Airport in Avannaata, Greenland

Qaanaaq Airport (Mittarfik Qaanaaq; Thule Lufthavn) is an airport located 1.9 NM northwest of Qaanaaq, a settlement in the Avannaata municipality in northern Greenland. It was established in 2001 to serve Qaanaaq and neighboring communities because Thule Air Base in Pituffik is not open for regular passenger traffic. It is the only civilian airport north of Upernavik and is a lifeline for northern Greenland. Fresh food and other consumer products are transported by air.

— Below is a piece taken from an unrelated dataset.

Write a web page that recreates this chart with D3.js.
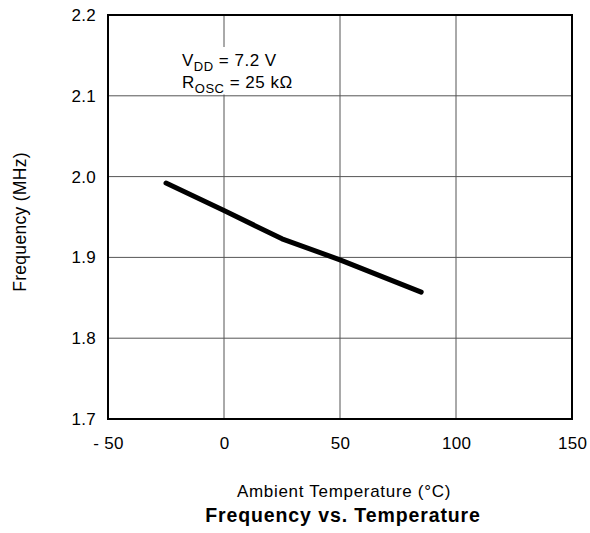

==Airlines and destinations==

| Airlines | Destinations |
|---|---|
| Air Greenland | Moriusaq, Siorapaluk, Thule, Upernavik Seasonal: Ilulissat |

=== Transfers at Thule Air Base ===
Travellers bound for Thule Air Base in Pituffik are required to apply for transfer permit from either Rigsombudsmanden in Nuuk (residents of Greenland), or the Danish Foreign Ministry (all others). Failure to present the permit during check-in results in denial of boarding. The same rules apply for transfers at Pituffik, including a stopover on the way from Qaanaaq to Savissivik. Travel from Upernavik (with connections from southwest Greenland) to Qaanaaq is not influenced.